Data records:
[Start]
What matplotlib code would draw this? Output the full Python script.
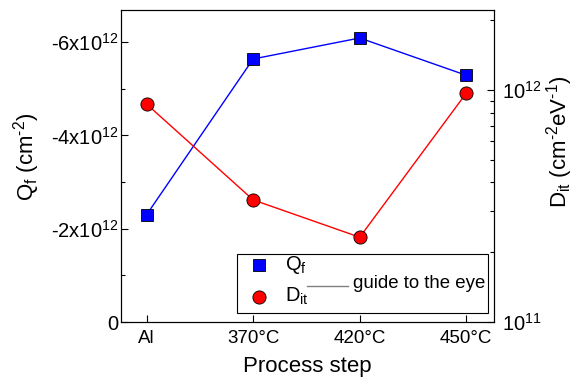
import numpy as np
import matplotlib
matplotlib.use("Agg")
import matplotlib.pyplot as plt
from matplotlib.patches import Rectangle
from matplotlib.lines import Line2D

plt.rcParams["font.family"] = ["Liberation Sans", "DejaVu Sans"]
plt.rcParams["mathtext.fontset"] = "custom"
plt.rcParams["mathtext.rm"] = "Liberation Sans"
plt.rcParams["mathtext.it"] = "Liberation Sans"
plt.rcParams["axes.unicode_minus"] = False

# data
steps = ["Al", "370°C", "420°C", "450°C"]
q_f = [-2.3e12, -5.64e12, -6.09e12, -5.29e12]      # cm^-2
d_it = [8.7e11, 3.36e11, 2.32e11, 9.7e11]         # cm^-2 eV^-1
q_ticks = [0, -2e12, -4e12, -6e12]
q_tick_labels = ["0", r"-2x10$^{12}$", r"-4x10$^{12}$", r"-6x10$^{12}$"]

x = np.arange(len(steps))

fig = plt.figure(figsize=(5.74, 3.81), dpi=100)
ax = fig.add_axes([121 / 574, 1 - 322 / 381, 373 / 574, 312 / 381])
ax2 = ax.twinx()

ax.plot(x, q_f, color="#0000ff", lw=1.0, marker="s", ms=8.5,
        mfc="#0000ff", mec="black", mew=0.6, zorder=3)
ax2.plot(x, d_it, color="#ff0000", lw=1.0, marker="o", ms=9.5,
         mfc="#ff0000", mec="black", mew=0.6, zorder=3)

ax.set_xlim(-0.24, 3.26)
ax.set_ylim(0, -6.69e12)
ax.set_yticks(q_ticks)
ax.set_yticklabels(q_tick_labels)
ax.set_yticks([-1e12, -3e12, -5e12], minor=True)
ax.set_xticks(x)
ax.set_xticklabels(steps)

ax2.set_yscale("log")
ax2.set_ylim(1e11, 10 ** 12.345)

for a in (ax, ax2):
    a.tick_params(direction="in", which="major", length=5, width=0.8, labelsize=14.5)
    a.tick_params(direction="in", which="minor", length=3, width=0.8)
    for s in a.spines.values():
        s.set_linewidth(0.8)
ax.tick_params(axis="x", pad=6, labelsize=13.5)
ax2.tick_params(axis="y", pad=6)
ax.tick_params(axis="y", pad=2)

ax.set_xlabel("Process step", fontsize=16, labelpad=6)
ax.set_ylabel("Q$_f$ (cm$^{\u20102}$)", fontsize=16)
ax.yaxis.set_label_coords(-0.212, 0.53)
ax2.set_ylabel("D$_{it}$ (cm$^{\u20102}$eV$^{\u20101}$)", fontsize=16)
ax2.yaxis.set_label_coords(1.135, 0.577)

# hand-made legend box
ax2.add_patch(Rectangle((0.311, 0.029), 0.673, 0.189, transform=ax2.transAxes,
                        fill=True, fc="white", ec="black", lw=0.8, zorder=5))
ax2.add_line(Line2D([0.371], [0.182], transform=ax2.transAxes, marker="s", ms=8.5,
                    mfc="#0000ff", mec="black", mew=0.6, ls="none", zorder=6))
ax2.add_line(Line2D([0.371], [0.081], transform=ax2.transAxes, marker="o", ms=9.5,
                    mfc="#ff0000", mec="black", mew=0.6, ls="none", zorder=6))
ax2.text(0.44, 0.182, r"Q$_f$", transform=ax2.transAxes, fontsize=14.5,
         va="center", ha="left", zorder=6)
ax2.text(0.44, 0.081, r"D$_{it}$", transform=ax2.transAxes, fontsize=14.5,
         va="center", ha="left", zorder=6)
ax2.add_line(Line2D([0.499, 0.609], [0.115, 0.115], transform=ax2.transAxes,
                    color="gray", lw=1.0, zorder=6))
ax2.text(0.623, 0.125, "guide to the eye", transform=ax2.transAxes, fontsize=13.4,
         va="center", ha="left", zorder=6)

fig.savefig("out.png", dpi=100)
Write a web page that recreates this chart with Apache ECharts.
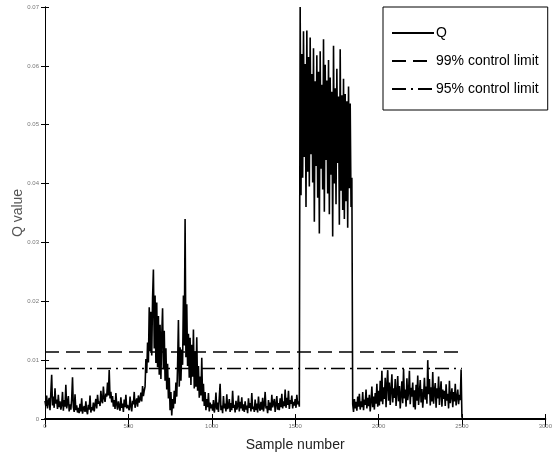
<!DOCTYPE html>
<html>
<head>
<meta charset="utf-8">
<script src="https://cdn.jsdelivr.net/npm/echarts@6/dist/echarts.min.js"></script>
<style>
  html, body { margin: 0; padding: 0; background: #fff; }
  #chart { width: 555px; height: 459px; }
</style>
</head>
<body>
<div id="chart"></div>
<script>
// Q statistic, one value every 5 samples, in units of 1e-3
const sampleStep = 5;
const qSamples0to495 = [
  3.1, 2.2, 4.0, 1.8, 2.9, 3.6, 1.5, 4.4, 7.5, 2.3, 3.8, 1.9, 5.2, 2.6, 3.3, 1.7, 4.1, 2.0, 3.0, 1.6,
  2.4, 4.6, 1.4, 3.2, 2.1, 5.8, 1.8, 2.7, 3.9, 1.3, 2.5, 1.6, 3.4, 7.1, 2.0, 1.2, 4.2, 1.5, 2.3, 1.1,
  1.9, 1.0, 2.6, 1.3, 3.5, 0.9, 1.7, 2.2, 1.2, 3.0, 1.4, 0.8, 2.4, 1.6, 4.0, 1.1, 2.0, 1.5, 2.8, 1.3,
  2.5, 3.4, 1.8, 4.1, 2.6, 3.0, 2.2, 4.8, 3.1, 2.7, 5.5, 3.6, 2.9, 4.3, 3.8, 6.2, 4.0, 8.3, 3.5, 4.6,
  2.8, 3.9, 2.1, 3.2, 1.7, 4.4, 2.5, 1.6, 3.0, 2.2, 1.4, 3.7, 1.9, 2.6, 1.2, 3.3, 2.0, 4.1, 1.8, 2.4
];
const qSamples500to995 = [
  2.7, 1.5, 3.8, 2.2, 1.3, 3.1, 2.5, 4.6, 1.9, 2.9, 3.5, 2.1, 4.0, 2.8, 3.3, 4.5, 3.0, 5.6, 3.9, 4.8,
  5.5, 10.2, 7.8, 13.0, 9.6, 19.0, 11.5, 18.2, 10.8, 20.5, 25.4, 12.0, 21.0, 9.5, 19.8, 8.8, 17.5, 7.5, 16.0, 6.8,
  14.2, 18.8, 8.4, 15.0, 6.5, 12.0, 5.0, 9.4, 3.5, 7.0, 1.5, 4.6, 0.6, 3.4, 1.8, 4.8, 2.6, 6.2, 3.8, 9.0,
  16.8, 5.5, 12.2, 6.5, 11.8, 9.2, 21.0, 12.5, 34.0, 10.5, 19.5, 9.0, 14.5, 7.0, 13.8, 5.8, 12.6, 7.2, 15.2, 5.2,
  11.5, 5.5, 13.9, 4.8, 9.0, 3.6, 7.2, 4.0, 10.4, 3.0, 6.0, 2.2, 4.6, 1.5, 3.4, 2.0, 4.4, 1.3, 2.8, 1.8
];
const qSamples1000to1495 = [
  2.5, 1.4, 3.2, 1.1, 2.0, 4.5, 1.6, 2.8, 1.2, 3.6, 6.0, 1.5, 2.3, 1.0, 3.9, 1.8, 2.6, 1.3, 4.2, 1.7,
  2.1, 3.4, 1.2, 2.7, 1.5, 4.8, 1.9, 2.4, 1.1, 3.1, 1.6, 2.2, 4.0, 1.3, 2.9, 1.8, 3.7, 1.4, 2.5, 1.2,
  3.0, 1.6, 2.3, 1.0, 3.5, 1.9, 2.7, 1.3, 4.4, 1.7, 2.1, 1.2, 3.3, 1.5, 2.6, 1.1, 3.8, 2.0, 1.4, 2.9,
  1.6, 3.6, 1.3, 2.4, 4.6, 1.8, 2.2, 1.0, 3.2, 1.5, 2.8, 1.4, 4.1, 2.0, 1.7, 3.4, 1.2, 2.5, 3.9, 1.6,
  2.7, 1.5, 3.5, 2.0, 4.3, 1.8, 3.0, 2.2, 5.0, 1.9, 3.6, 2.4, 4.8, 1.7, 3.2, 2.6, 4.0, 1.8, 2.9, 2.3
];
const qSamples1500to1995 = [
  3.4, 1.9, 4.1, 2.5, 3.0, 2.1, 70.0, 38.0, 62.0, 41.0, 65.9, 44.5, 60.3, 36.0, 66.0, 42.0, 61.5, 39.5, 64.8, 45.0,
  58.6, 40.2, 63.0, 33.5, 57.4, 43.0, 61.8, 37.6, 59.0, 31.5, 62.5, 42.5, 56.8, 39.0, 64.5, 35.2, 60.2, 44.0, 57.5, 38.3,
  61.0, 34.8, 58.0, 41.5, 55.6, 31.0, 63.4, 40.0, 56.2, 36.5, 59.5, 43.5, 54.8, 33.0, 62.8, 38.8, 55.0, 35.5, 57.8, 34.0,
  55.2, 37.0, 54.0, 32.5, 56.5, 39.2, 53.6, 36.0, 41.0, 2.5, 1.2, 3.4, 1.8, 2.9, 1.4, 3.8, 2.1, 4.3, 1.6, 3.0,
  2.0, 4.6, 1.5, 3.3, 2.4, 5.0, 1.8, 3.6, 2.2, 4.1, 1.3, 3.0, 5.5, 2.0, 3.8, 1.6, 4.4, 2.6, 6.0, 2.1
];
const qSamples2000to2500 = [
  4.8, 2.3, 6.5, 3.0, 8.2, 2.5, 5.4, 3.4, 7.0, 2.0, 5.8, 8.3, 3.1, 6.2, 2.4, 4.9, 7.6, 2.8, 5.2, 3.6,
  6.8, 2.2, 4.5, 7.3, 3.0, 5.6, 1.8, 4.2, 6.4, 2.7, 8.5, 3.5, 5.0, 2.1, 6.9, 3.2, 4.6, 8.2, 2.5, 5.3,
  3.8, 6.2, 2.0, 4.9, 1.6, 5.8, 3.1, 7.4, 2.4, 4.4, 6.6, 2.8, 5.1, 1.9, 4.0, 7.0, 3.3, 5.5, 2.6, 10.0,
  4.2, 6.8, 2.3, 5.4, 3.0, 8.0, 2.6, 4.7, 6.1, 1.9, 5.2, 3.5, 7.2, 2.4, 4.5, 6.4, 2.1, 5.0, 3.4, 4.8,
  2.2, 5.9, 3.1, 4.3, 1.8, 6.5, 2.7, 3.9, 5.2, 2.0, 4.6, 3.0, 6.0, 2.3, 3.7, 5.0, 2.5, 4.1, 3.2, 8.4,
  0.2
];
const limit99 = 0.0114;
const limit95 = 0.0086;
const limitEnd = 2500;
const xTicks = [0, 500, 1000, 1500, 2000, 2500, 3000];
const yTicks = [0, 0.01, 0.02, 0.03, 0.04, 0.05, 0.06, 0.07];

const qAll = [].concat(qSamples0to495, qSamples500to995, qSamples1000to1495,
                       qSamples1500to1995, qSamples2000to2500);
const qData = qAll.map((v, i) => [i * sampleStep, v / 1000]);

const font = '"Liberation Sans Narrow", "Liberation Sans", Arial, sans-serif';
const chart = echarts.init(document.getElementById('chart'), null, {renderer: 'canvas'});

const tickLabel = {color: '#777', fontSize: 6, fontFamily: font};
const option = {
  animation: false,
  backgroundColor: '#fff',
  grid: {left: 45, right: 8, top: 7, bottom: 40},
  legend: {
    orient: 'vertical',
    left: 383,
    top: 7,
    padding: [19, 9, 14, 8],
    itemGap: 14,
    itemWidth: 42,
    itemHeight: 14,
    borderColor: '#000',
    borderWidth: 1,
    backgroundColor: '#fff',
    itemStyle: {opacity: 0},
    textStyle: {color: '#000', fontSize: 14, fontFamily: font, padding: [0, 0, 0, -3]},
    data: ['Q', '99% control limit', '95% control limit']
  },
  xAxis: [
    {
      type: 'value', min: 0, max: 3000, interval: 500,
      name: 'Sample number', nameLocation: 'middle', nameGap: 19,
      nameMoveOverlap: false,
      nameTextStyle: {color: '#222', fontSize: 14, fontFamily: font},
      axisLine: {lineStyle: {color: '#000', width: 1}},
      axisTick: {inside: true, length: 5, lineStyle: {color: '#000'}},
      axisLabel: Object.assign({margin: 4, formatter: v => xTicks.includes(v) ? String(v) : ''}, tickLabel),
      splitLine: {show: false}
    },
    {
      type: 'value', min: 0, max: 3000, interval: 500, position: 'top',
      axisLine: {lineStyle: {color: '#000', width: 2}},
      axisTick: {inside: true, length: 8, lineStyle: {color: '#000'}},
      axisLabel: {show: false},
      splitLine: {show: false}
    }
  ],
  yAxis: [
    {
      type: 'value', min: 0, max: 0.07, interval: 0.01,
      name: 'Q value', nameLocation: 'middle', nameGap: 20,
      nameMoveOverlap: false,
      nameTextStyle: {color: '#555', fontSize: 14, fontFamily: font},
      axisLine: {show: true, lineStyle: {color: '#000', width: 1}},
      axisTick: {show: true, inside: true, length: 4, lineStyle: {color: '#000'}},
      axisLabel: Object.assign({margin: 6, formatter: v => yTicks.some(t => Math.abs(t - v) < 1e-9) ? String(+v.toFixed(2)) : ''}, tickLabel),
      splitLine: {show: false}
    },
    {
      type: 'value', min: 0, max: 0.07, interval: 0.01, position: 'right',
      axisLine: {show: true, lineStyle: {color: '#000', width: 1}},
      axisTick: {show: true, inside: true, length: 4, lineStyle: {color: '#000'}},
      axisLabel: {show: false},
      splitLine: {show: false}
    }
  ],
  series: [
    {
      name: 'Q', type: 'line', data: qData, showSymbol: false, symbol: 'none',
      xAxisIndex: 0, yAxisIndex: 0,
      lineStyle: {color: '#000', width: 1.6},
      itemStyle: {color: '#000'}
    },
    {
      name: '99% control limit', type: 'line', showSymbol: false, symbol: 'none',
      data: [[0, limit99], [limitEnd, limit99]],
      lineStyle: {color: '#000', width: 1.5, type: [14, 7]},
      itemStyle: {color: '#000'}
    },
    {
      name: '95% control limit', type: 'line', showSymbol: false, symbol: 'none',
      data: [[0, limit95], [limitEnd, limit95]],
      lineStyle: {color: '#000', width: 1.5, type: [14, 5, 2, 5]},
      itemStyle: {color: '#000'}
    }
  ]
};
chart.setOption(option);
</script>
</body>
</html>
[End]
Exercise: Quote, exactly and only, the lines from the first line of the data above through the line containing "ax2.yaxis.set_label_coords(1.135, 0.577)". The pictures do not belong in it.

The solution:
What matplotlib code would draw this? Output the full Python script.
import numpy as np
import matplotlib
matplotlib.use("Agg")
import matplotlib.pyplot as plt
from matplotlib.patches import Rectangle
from matplotlib.lines import Line2D

plt.rcParams["font.family"] = ["Liberation Sans", "DejaVu Sans"]
plt.rcParams["mathtext.fontset"] = "custom"
plt.rcParams["mathtext.rm"] = "Liberation Sans"
plt.rcParams["mathtext.it"] = "Liberation Sans"
plt.rcParams["axes.unicode_minus"] = False

# data
steps = ["Al", "370°C", "420°C", "450°C"]
q_f = [-2.3e12, -5.64e12, -6.09e12, -5.29e12]      # cm^-2
d_it = [8.7e11, 3.36e11, 2.32e11, 9.7e11]         # cm^-2 eV^-1
q_ticks = [0, -2e12, -4e12, -6e12]
q_tick_labels = ["0", r"-2x10$^{12}$", r"-4x10$^{12}$", r"-6x10$^{12}$"]

x = np.arange(len(steps))

fig = plt.figure(figsize=(5.74, 3.81), dpi=100)
ax = fig.add_axes([121 / 574, 1 - 322 / 381, 373 / 574, 312 / 381])
ax2 = ax.twinx()

ax.plot(x, q_f, color="#0000ff", lw=1.0, marker="s", ms=8.5,
        mfc="#0000ff", mec="black", mew=0.6, zorder=3)
ax2.plot(x, d_it, color="#ff0000", lw=1.0, marker="o", ms=9.5,
         mfc="#ff0000", mec="black", mew=0.6, zorder=3)

ax.set_xlim(-0.24, 3.26)
ax.set_ylim(0, -6.69e12)
ax.set_yticks(q_ticks)
ax.set_yticklabels(q_tick_labels)
ax.set_yticks([-1e12, -3e12, -5e12], minor=True)
ax.set_xticks(x)
ax.set_xticklabels(steps)

ax2.set_yscale("log")
ax2.set_ylim(1e11, 10 ** 12.345)

for a in (ax, ax2):
    a.tick_params(direction="in", which="major", length=5, width=0.8, labelsize=14.5)
    a.tick_params(direction="in", which="minor", length=3, width=0.8)
    for s in a.spines.values():
        s.set_linewidth(0.8)
ax.tick_params(axis="x", pad=6, labelsize=13.5)
ax2.tick_params(axis="y", pad=6)
ax.tick_params(axis="y", pad=2)

ax.set_xlabel("Process step", fontsize=16, labelpad=6)
ax.set_ylabel("Q$_f$ (cm$^{\u20102}$)", fontsize=16)
ax.yaxis.set_label_coords(-0.212, 0.53)
ax2.set_ylabel("D$_{it}$ (cm$^{\u20102}$eV$^{\u20101}$)", fontsize=16)
ax2.yaxis.set_label_coords(1.135, 0.577)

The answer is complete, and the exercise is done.